I use hay in the coop vs wood chips. I do use wood chips in the laying boxes BC my hens seem to prefer it over hay. When I clean out the coop, the poop covered hay goes directly to my compost pile. The hay definitely breaks Dow way faster than the wood chips. I started a pile around the end of summer, beginning of fall last year flipping and adding more clean out to the pile throughout the fall thru winter and added it to my garden (tilling) in Feb and my garden is taking off like a wildfire! I clean my coop out about once monthly adding a new hay layer! Additionally, I took the first 6inches of will off the chicken run to start the next compost pile , repeating this process which will be ready for the fall gardening.

hope this is helpful
 
When I clean out the coop, the poop covered hay goes directly to my compost pile. The hay definitely breaks Dow way faster than the wood chips. I started a pile around the end of summer, beginning of fall last year flipping and adding more clean out to the pile throughout the fall thru winter and added it to my garden (tilling) in Feb and my garden is taking off like a wildfire!

I have learned a lot since I posted this thread in 2020. I have converted my entire chicken run into a chicken run composting system. The chickens do all the work for me, scratching and pecking the litter in the run, breaking it down. I never bother to till the chicken run litter like I thought I would.

I now have way more compost ready to harvest in the chicken run than I can use.
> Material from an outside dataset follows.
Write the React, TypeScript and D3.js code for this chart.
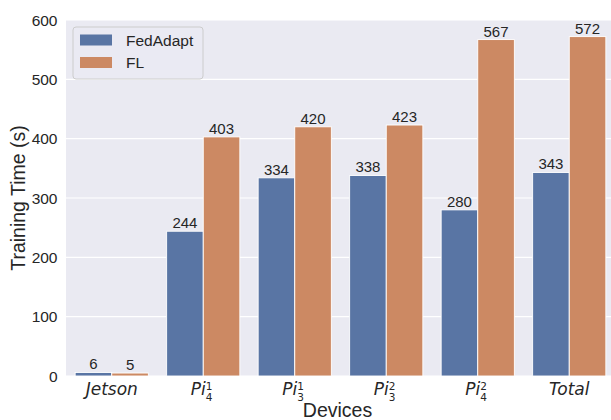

It's like a never-ending bank of black gold compost just sitting there waiting to be harvested. I continually add to the chicken run compost system, even if there is more compost in there than I can use. I have even given away some compost to my gardening neighbors.

I have more than doubled the number of my raised garden beds for growing food. With the chicken run compost added to my raised beds, my productivity is through the roof. I plan on building another 2 or 4 pallet wood raised garden beds this spring.

My original idea was to dump lots of chicken run compost into the raised beds in late fall, and let the compost cool down and age over the winter months. That worked fine. But now, I have so much aged compost in the chicken run, that I don't even have to let it sit for a cool down period anymore. I just rake away the top 6 inches, or so, and harvest the compost layers underneath. Those lower layers of compost are garden ready. So, now I have ready to use compost anytime of the year.

FWIW, I switched from using wood chips as deep bedding in the chicken coop to using paper shreds for the last 2 years. The paper shreds compost very fast, maybe only a couple of months in the chicken run compost system, compared to wood chips which take many months more.